NASA OIG Review of NASA's Shared Services Center
"... Moreover, although NASA originally expected that approximately 200 civil service positions would be freed up from performing institutional support services and reassigned to "critical mission-related activities" as a result of the transfer of services to the NSSC, the Office of Inspector General (OIG) found that these employees were often placed in new positions or assigned to backfill positions in the same functional areas from which services had been transferred.
Finally, the OIG found that NASA's claim that creation of the NSSC would save the Agency $121 million over a 10-year period (fiscal years 2006 through 2015) was based on flawed data and is therefore inaccurate. Our analysis determined that cost data supplied by the Centers, which was essential in determining the baseline cost calculations and return-on-investment projections, were not reliable or verifiable."


This was entirely predictable. On first hearing of this effort many years ago it was an easy matter to conclude then that there would be no traceable cost benefit. I recall the conversations went as follows: (1) Consolidating overhead is an idea used in industry, for certain overhead functions like accounting or human resources, placing them into one physical location and standard set of processes. (2) In the case of industry, people are offered physical transfers, for those that are not let go, consistent with the idea that the new operation won’t be allowed more resources than the sum of the previous efforts. (3) in the NASA case no layoffs were planned, so this was an incomplete idea, as applied. (4) Conclusion-there will be no money saved, and likely costs will rise for the total functional area.
The same process has occurred in many government agencies doing “A-76” type competitions. I believe the IRS fell into the same basic problem on a much larger scale. Outsourcing, no layoffs, attrition not as expected, no savings, possibly costs more. DoD has seen this too (and the phenom was observed by SecDef Gates recently). Part of the failed dynamic seems to be that there is no connection between budgets for the new thing and budgets for the old thing, so that money for one comes out of the other from the start.

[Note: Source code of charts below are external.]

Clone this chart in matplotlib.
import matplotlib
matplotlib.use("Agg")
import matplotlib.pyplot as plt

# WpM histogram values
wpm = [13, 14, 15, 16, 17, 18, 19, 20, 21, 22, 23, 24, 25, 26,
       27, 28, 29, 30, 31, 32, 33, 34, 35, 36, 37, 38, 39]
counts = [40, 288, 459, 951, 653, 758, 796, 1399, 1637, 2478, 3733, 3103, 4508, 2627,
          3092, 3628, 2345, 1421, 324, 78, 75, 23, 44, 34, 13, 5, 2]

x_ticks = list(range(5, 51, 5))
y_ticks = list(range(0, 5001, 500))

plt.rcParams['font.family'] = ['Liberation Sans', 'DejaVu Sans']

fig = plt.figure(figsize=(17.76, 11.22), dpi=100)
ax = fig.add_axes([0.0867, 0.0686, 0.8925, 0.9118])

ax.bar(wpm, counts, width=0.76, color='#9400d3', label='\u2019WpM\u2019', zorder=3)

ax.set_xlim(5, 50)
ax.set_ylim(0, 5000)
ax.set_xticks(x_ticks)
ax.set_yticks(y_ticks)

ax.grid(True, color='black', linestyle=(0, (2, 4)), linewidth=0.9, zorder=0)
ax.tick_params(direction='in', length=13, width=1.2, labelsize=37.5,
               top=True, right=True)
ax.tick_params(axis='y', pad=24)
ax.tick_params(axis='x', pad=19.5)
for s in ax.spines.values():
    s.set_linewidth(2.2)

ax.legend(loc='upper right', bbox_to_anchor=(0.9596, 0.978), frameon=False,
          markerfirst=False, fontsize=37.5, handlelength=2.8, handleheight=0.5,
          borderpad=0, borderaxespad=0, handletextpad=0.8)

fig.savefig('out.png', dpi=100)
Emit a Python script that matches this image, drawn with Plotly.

If that were the case, most of these open-loop improvement initiatives, open-loop in the sense that there is no built-in connection to the bigger picture and it’s fiscal picture, would never get approved. They are ultimately internal competitions for funds where winning and seeming to move into the next best wave of how things are done is really just one group winning resources from another, usually from someone in the future. After all, in this case the “functional” cost of the services provided probably increased dramatically through the improvement initiative. One would sum the cost of the NSSC (up-front and operational) to the costs of on-going functional equivalents and non-utilized (but unavailable) personnel at the centers.
Don’t get me wrong. My workings with the NSSC have been great. No complaints. But that’s not the point here.
I’m reminded of how we need to take any improvement initiatives people push nowadays and see how it is the costs will rise faster than before when these ideas are executed. I believe you’ll find reports on Medicare Advantage programs, an “outsourcing” type initiative there, that show how that got sidetracked along the way to reducing health care costs as well. Of course, from the perspective of the private sector providers this is business they did not have before, which then they do! So the ROI is infinite goodness. For the nations healthcare costs, or the Medicare program as a whole, the bill went up faster than if nothing had been done to “improve” costs by bringing in the private sector (albeit on the later “advantage” outsourcing the dynamic causing total costs to rise is more sophisticated).
It’s the total that matters. ROI people, put the spreadsheets down a minute. A calculator with plus and minus is all you need.